The company today released Salesforce Summer '07, which marks the availability of its Apex development language and a new buzzword to learn.

Software as a service (SAAS) is now passé. Say hello to Platform-as-a-Service (PaaS), which is Salesforce.com's on-demand applications combined with Apex, a Java-like programming language.

"The way you define platform-as-a-service is that, for the first time, you have a way to build apps as a service," explained Kendall Collins, senior vice president of product marketing for Salesforce.com (Quote).

"You can be anywhere in the world, log in, write code that saves on our servers, tests and runs on our servers, and share that anywhere in the world."

Applications built using Apex code can be made available as a Web service and are accessible via SOAP and XML standards.
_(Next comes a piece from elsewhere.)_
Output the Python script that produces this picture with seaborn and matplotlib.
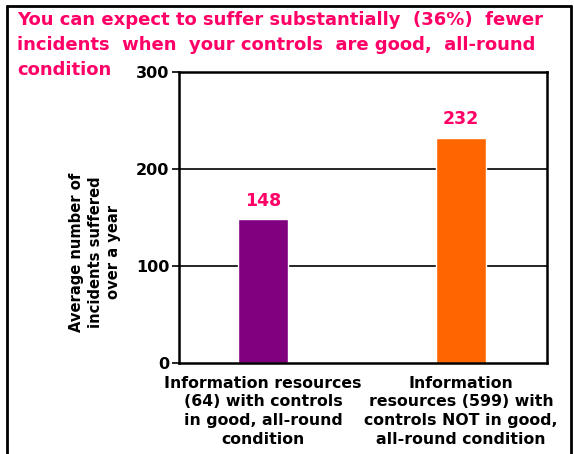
import matplotlib
matplotlib.use("Agg")
import matplotlib.pyplot as plt
import seaborn as sns
import pandas as pd

categories = [
    "Information resources\n(64) with controls\nin good, all-round\ncondition",
    "Information\nresources (599) with\ncontrols NOT in good,\nall-round condition",
]
values = [148, 232]
colors = ["#800080", "#FF6600"]
yticks = [0, 100, 200, 300]
title_lines = ["You can expect to suffer substantially  (36%)  fewer",
               "incidents  when  your controls  are good,  all-round",
               "condition"]
ylabel = "Average number of\nincidents suffered\nover a year"
pink = "#FF0066"

sns.set_theme(style="white")
plt.rcParams['font.family'] = ['DejaVu Sans']

df = pd.DataFrame({"cat": categories, "val": values})

fig = plt.figure(figsize=(5.74, 4.54), dpi=100)
fig.patch.set_facecolor("white")
W, H = 574, 454
fig.add_artist(plt.Line2D([7 / W, 7 / W], [0, 1 - 6 / H], color="black", lw=2, transform=fig.transFigure))
fig.add_artist(plt.Line2D([7 / W, 571 / W], [1 - 6 / H, 1 - 6 / H], color="black", lw=2, transform=fig.transFigure))
fig.add_artist(plt.Line2D([571 / W, 571 / W], [0, 1 - 6 / H], color="black", lw=2, transform=fig.transFigure))

ax = fig.add_axes([179 / W, 91 / H, 368 / W, 291 / H])
sns.barplot(data=df, x="cat", y="val", hue="cat", palette=colors, legend=False,
            width=0.25, saturation=1, ax=ax)
ax.set_xlim(-0.425, 1.435)
ax.set_ylim(0, 300)
ax.set_yticks(yticks)
ax.set_yticklabels([str(t) for t in yticks], fontsize=11.5, fontweight="bold", color="black")
ax.set_xticks(range(len(categories)))
ax.set_xticklabels(categories, fontsize=11.3, fontweight="bold", color="black", linespacing=1.33)
ax.tick_params(axis="y", left=True, length=5, width=1.2, color="black", pad=2)
ax.tick_params(axis="x", bottom=False, pad=3)
for t in yticks[1:3]:
    ax.axhline(t, color="black", lw=1.2, zorder=0)
for s in ax.spines.values():
    s.set_color("black")
    s.set_linewidth(1.8)
    s.set_visible(True)
ax.set_xlabel("")
ax.set_ylabel("")
for c in ax.containers:
    ax.bar_label(c, fmt="%d", padding=7, fontsize=12.5,
                 fontweight="bold", color=pink)

for i, line in enumerate(title_lines):
    fig.text(17 / W, 1 - (20 + 25 * i) / H, line, ha="left", va="center", fontsize=13,
             fontweight="bold", color=pink)
fig.text(95 / W, 1 - 252 / H, ylabel, ha="center", va="center", rotation=90,
         fontsize=10.6, fontweight="bold", color="black", linespacing=1.33)

fig.savefig("out.png", dpi=100, facecolor="white")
Developers have been working with the new language since January.

Apex and PaaS together allow customers to either modify existing on-demand services or write and modify their own applications. All applications written with Apex are 100 percent multi-tenant, so they are automatically upgraded at the same time as the Salesforce service.

Summer '07 also adds multi-instances for development environments. In the Winter '06 release, Salesforce.com added the ability to make an exact duplicate of a customer's production environment, so they could use it for testing purposes. Summer '07 now allows for multiple instances to do a variety of tests and development work.

Also new is what's called Enterprise Intelligent Workflow, which allows for the creation of complex rules and approvals by adding formulas in workflow. Any type of workflow process, from complex case assignment rules to price discount approvals can be custom written.

The intelligent workflow functions are for non-programmers who can't wrestle with Apex.